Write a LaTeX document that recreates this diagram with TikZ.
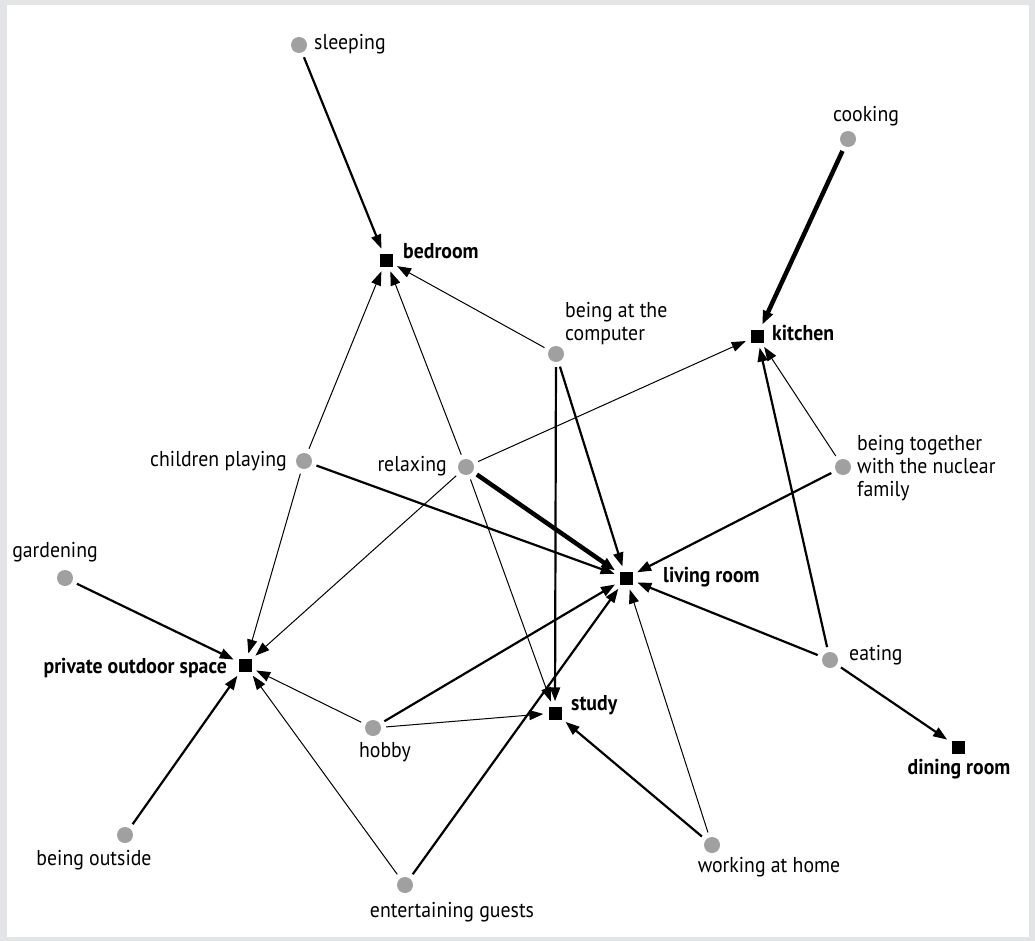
\documentclass[tikz,border=0pt]{standalone}
\usepackage{fontspec}
\setmainfont{PT Sans}[FakeStretch=0.92]
\usetikzlibrary{arrows.meta}
\definecolor{actgray}{HTML}{A0A0A0}
\definecolor{bggray}{HTML}{E3E4E6}
\begin{document}
\begin{tikzpicture}[x=1pt,y=-1pt,
  act/.style={circle,fill=actgray,minimum size=16pt,inner sep=0pt},
  room/.style={rectangle,fill=black,minimum size=13pt,inner sep=0pt},
  lbl/.style={font=\fontsize{21.5}{23}\selectfont,inner sep=0pt,align=left},
  rlbl/.style={font=\fontsize{21.5}{23}\selectfont\bfseries,inner sep=0pt},
  link/.style={-{Triangle[length=14pt,width=10pt]},shorten <=5pt,shorten >=5pt},
  wk/.style={link,line width=1pt},
  md/.style={link,line width=2.2pt},
  st/.style={link,line width=4.5pt}]
\useasboundingbox (0,0) rectangle (1035,941);
\fill[bggray] (0,0) rectangle (1035,941);
\fill[white] (7,5) rectangle (1029,937);

% activities
\node[act] (sleep) at (299,45) {};
\node[act] (cook) at (848,139) {};
\node[act] (comp) at (556,354) {};
\node[act] (child) at (304,461) {};
\node[act] (relax) at (466,467) {};
\node[act] (nuc) at (843,467) {};
\node[act] (garden) at (65,578) {};
\node[act] (eat) at (830,660) {};
\node[act] (hobby) at (373,728) {};
\node[act] (outside) at (125,835) {};
\node[act] (work) at (712,845) {};
\node[act] (guests) at (405,885) {};

% rooms
\node[room] (bed) at (386,260) {};
\node[room] (kit) at (757,336) {};
\node[room] (living) at (626,578) {};
\node[room] (pos) at (245,665) {};
\node[room] (study) at (555,713) {};
\node[room] (dining) at (958,747) {};

% labels
\node[lbl,anchor=west] (lsleep) at (314,44) {sleeping};
\node[lbl] (lcook) at (866,116) {cooking};
\node[lbl,anchor=west] (lcomp) at (565,324) {being at the\\computer};
\node[lbl,anchor=east] (lchild) at (287,461) {children playing};
\node[lbl,anchor=east] (lrelax) at (447,466) {relaxing};
\node[lbl,anchor=west] (lnuc) at (857,468) {being together\\with the nuclear\\family};
\node[lbl] (lgarden) at (55,552) {gardening};
\node[lbl,anchor=west] (leat) at (849,655) {eating};
\node[lbl] (lhobby) at (385,752) {hobby};
\node[lbl] (loutside) at (94,860) {being outside};
\node[lbl] (lwork) at (769,867) {working at home};
\node[lbl] (lguests) at (452,912) {entertaining guests};

\node[rlbl,anchor=west] (lbed) at (403,251) {bedroom};
\node[rlbl,anchor=west] (lkit) at (772,333) {kitchen};
\node[rlbl,anchor=west] (lliving) at (663,577) {living room};
\node[rlbl,anchor=east] (lpos) at (227,668) {private outdoor space};
\node[rlbl,anchor=west] (lstudy) at (571,705) {study};
\node[rlbl] (ldining) at (959,769) {dining room};

% connectors
\draw[md] (sleep) -- (bed);
\draw[st] (cook) -- (kit);
\draw[wk] (comp) -- (bed);
\draw[md] (comp) -- (study);
\draw[md] (comp) -- (living);
\draw[wk] (child) -- (bed);
\draw[md] (child) -- (living);
\draw[wk] (child) -- (pos);
\draw[wk] (relax) -- (bed);
\draw[wk] (relax) -- (kit);
\draw[st] (relax) -- (living);
\draw[wk] (relax) -- (pos);
\draw[wk] (relax) -- (study);
\draw[wk] (nuc) -- (kit);
\draw[md] (nuc) -- (living);
\draw[md] (garden) -- (pos);
\draw[md] (eat) -- (kit);
\draw[md] (eat) -- (living);
\draw[md] (eat) -- (dining);
\draw[wk] (hobby) -- (pos);
\draw[wk] (hobby) -- (study);
\draw[md] (hobby) -- (living);
\draw[md] (outside) -- (pos);
\draw[md] (work) -- (study);
\draw[wk] (work) -- (living);
\draw[wk] (guests) -- (pos);
\draw[md] (guests) -- (living);
\end{tikzpicture}
\end{document}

Stated exercise:
All of the lines above should be printed exactly, minus the pictures.

Output:
Write a LaTeX document that recreates this diagram with TikZ.
\documentclass[tikz,border=0pt]{standalone}
\usepackage{fontspec}
\setmainfont{PT Sans}[FakeStretch=0.92]
\usetikzlibrary{arrows.meta}
\definecolor{actgray}{HTML}{A0A0A0}
\definecolor{bggray}{HTML}{E3E4E6}
\begin{document}
\begin{tikzpicture}[x=1pt,y=-1pt,
  act/.style={circle,fill=actgray,minimum size=16pt,inner sep=0pt},
  room/.style={rectangle,fill=black,minimum size=13pt,inner sep=0pt},
  lbl/.style={font=\fontsize{21.5}{23}\selectfont,inner sep=0pt,align=left},
  rlbl/.style={font=\fontsize{21.5}{23}\selectfont\bfseries,inner sep=0pt},
  link/.style={-{Triangle[length=14pt,width=10pt]},shorten <=5pt,shorten >=5pt},
  wk/.style={link,line width=1pt},
  md/.style={link,line width=2.2pt},
  st/.style={link,line width=4.5pt}]
\useasboundingbox (0,0) rectangle (1035,941);
\fill[bggray] (0,0) rectangle (1035,941);
\fill[white] (7,5) rectangle (1029,937);

% activities
\node[act] (sleep) at (299,45) {};
\node[act] (cook) at (848,139) {};
\node[act] (comp) at (556,354) {};
\node[act] (child) at (304,461) {};
\node[act] (relax) at (466,467) {};
\node[act] (nuc) at (843,467) {};
\node[act] (garden) at (65,578) {};
\node[act] (eat) at (830,660) {};
\node[act] (hobby) at (373,728) {};
\node[act] (outside) at (125,835) {};
\node[act] (work) at (712,845) {};
\node[act] (guests) at (405,885) {};

% rooms
\node[room] (bed) at (386,260) {};
\node[room] (kit) at (757,336) {};
\node[room] (living) at (626,578) {};
\node[room] (pos) at (245,665) {};
\node[room] (study) at (555,713) {};
\node[room] (dining) at (958,747) {};

% labels
\node[lbl,anchor=west] (lsleep) at (314,44) {sleeping};
\node[lbl] (lcook) at (866,116) {cooking};
\node[lbl,anchor=west] (lcomp) at (565,324) {being at the\\computer};
\node[lbl,anchor=east] (lchild) at (287,461) {children playing};
\node[lbl,anchor=east] (lrelax) at (447,466) {relaxing};
\node[lbl,anchor=west] (lnuc) at (857,468) {being together\\with the nuclear\\family};
\node[lbl] (lgarden) at (55,552) {gardening};
\node[lbl,anchor=west] (leat) at (849,655) {eating};
\node[lbl] (lhobby) at (385,752) {hobby};
\node[lbl] (loutside) at (94,860) {being outside};
\node[lbl] (lwork) at (769,867) {working at home};
\node[lbl] (lguests) at (452,912) {entertaining guests};

\node[rlbl,anchor=west] (lbed) at (403,251) {bedroom};
\node[rlbl,anchor=west] (lkit) at (772,333) {kitchen};
\node[rlbl,anchor=west] (lliving) at (663,577) {living room};
\node[rlbl,anchor=east] (lpos) at (227,668) {private outdoor space};
\node[rlbl,anchor=west] (lstudy) at (571,705) {study};
\node[rlbl] (ldining) at (959,769) {dining room};

% connectors
\draw[md] (sleep) -- (bed);
\draw[st] (cook) -- (kit);
\draw[wk] (comp) -- (bed);
\draw[md] (comp) -- (study);
\draw[md] (comp) -- (living);
\draw[wk] (child) -- (bed);
\draw[md] (child) -- (living);
\draw[wk] (child) -- (pos);
\draw[wk] (relax) -- (bed);
\draw[wk] (relax) -- (kit);
\draw[st] (relax) -- (living);
\draw[wk] (relax) -- (pos);
\draw[wk] (relax) -- (study);
\draw[wk] (nuc) -- (kit);
\draw[md] (nuc) -- (living);
\draw[md] (garden) -- (pos);
\draw[md] (eat) -- (kit);
\draw[md] (eat) -- (living);
\draw[md] (eat) -- (dining);
\draw[wk] (hobby) -- (pos);
\draw[wk] (hobby) -- (study);
\draw[md] (hobby) -- (living);
\draw[md] (outside) -- (pos);
\draw[md] (work) -- (study);
\draw[wk] (work) -- (living);
\draw[wk] (guests) -- (pos);
\draw[md] (guests) -- (living);
\end{tikzpicture}
\end{document}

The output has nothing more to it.